I tried and failed the Fall garden game and lost every time. One day it's just toooo hot to get something going, and the next day it gets frost killed.
 
Never done any fall gardening unless you count planting turnips for winter cover. We don't eat them. It is sort of late but it has been so dry here where I live in the Ozarks you could not grow a cactus.
Good luck with the garden
 
I've got Collards and Turnips. I planted an oz. of each in separate patches and had to plant twice this year. The first time only a few plants came up so the next time I bought seed at a different store and I got a stand this time. Larry
 
Never done any fall gardening unless you count planting turnips for winter cover. We don't eat them.

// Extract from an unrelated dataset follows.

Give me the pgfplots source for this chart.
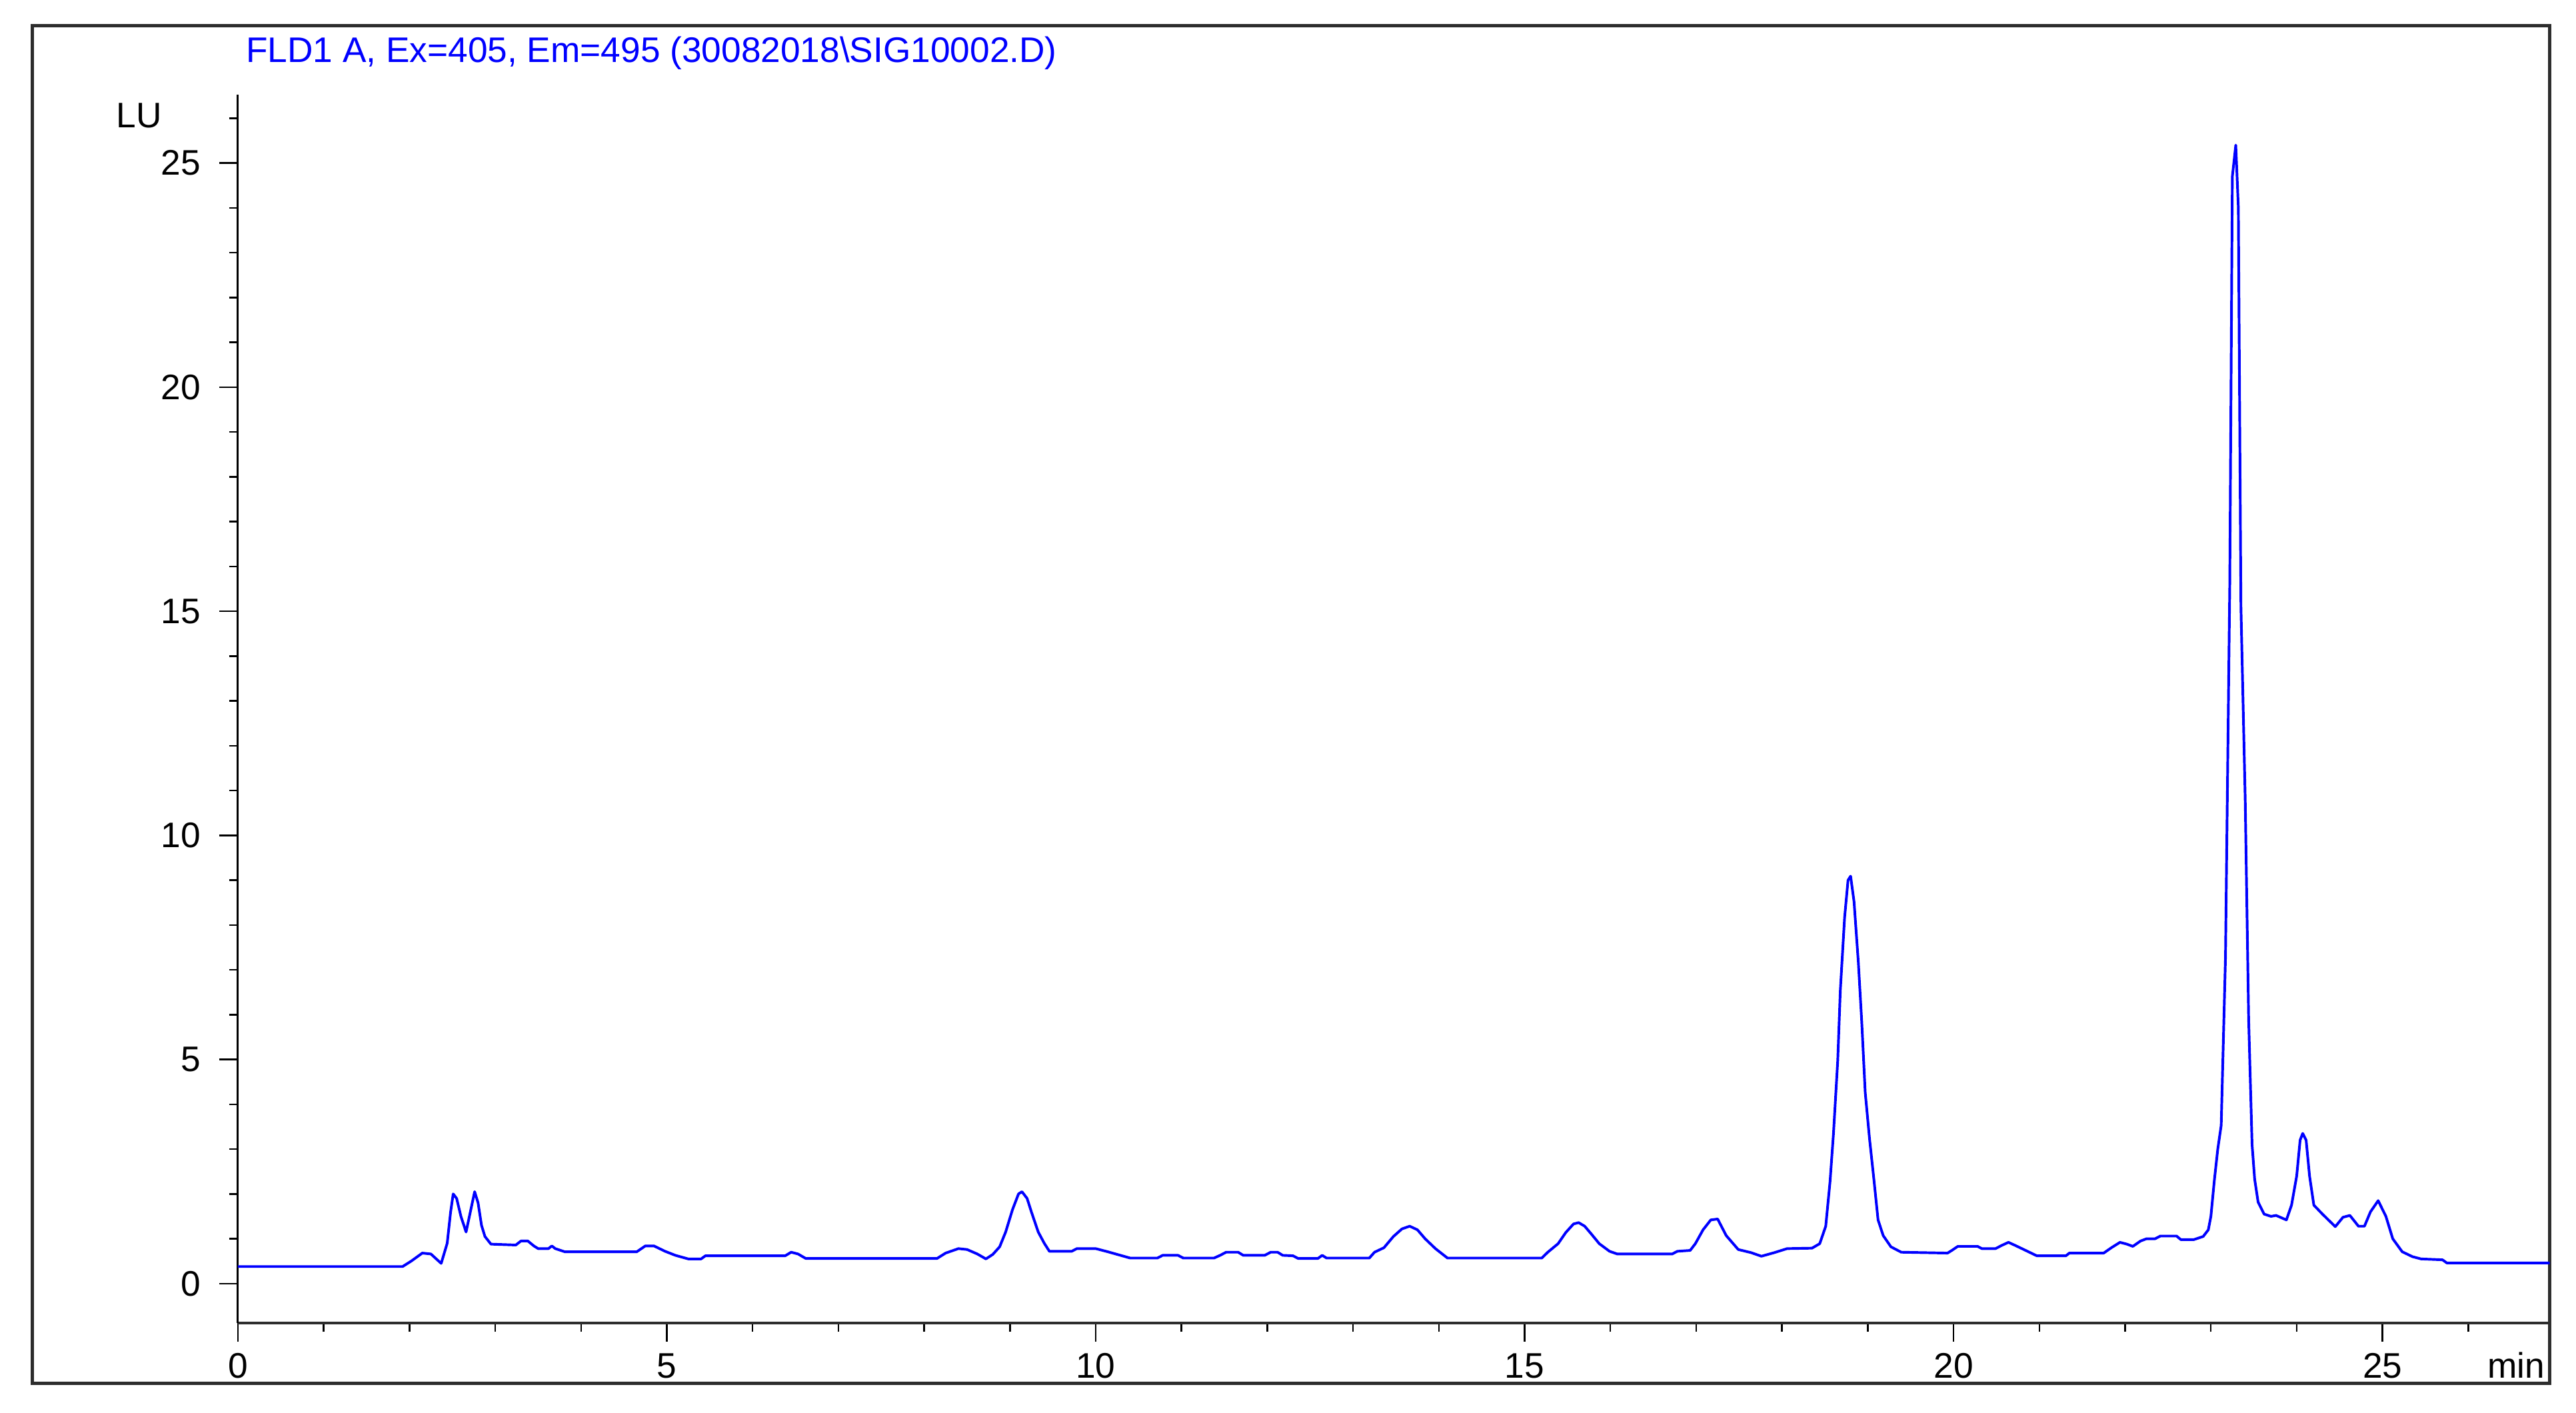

It is sort of late but it has been so dry here where I live in the Ozarks you could not grow a cactus.
Good luck with the garden

The mini drought was why I'm 4 weeks late planting.
 
When I was a serious gardener, and much younger, I was ready for a break and hardly ever planted fall stuff. We did keep a tomato plant one year, all winter in the South window, and had a few tomatoes from it.

Happy Gardening and have a blessed day,

Leon
 
I don't usually plant a winter garden.

I've got my garden plot cleaned up, covered with the fall leaves, then plowed everything under. When all the kids and grandkids came up to the ol' homestead for Thanksgiving, we spent a good part of Thursday morning on "manure crew," where everybody pitched in cleaning out the big corrals and covering the garden plot with manure. I'll let it get rained and snowed on all winter, then when spring comes, the minute the plow hits it, it magically turns into the best topsoil you've ever seen.:)
 
I have a few multiplying onions just outside the back door. They must be the toughest garden plants around, to live in that "soil". They are really mild and have a great flavor.

Have a blessed day,

Leon
 
Build yourself a solar greenhouse, sometimes called Chinese
greenhouse. You can grow cool season vegetables down to
0-10 degree outside temp. You might try it.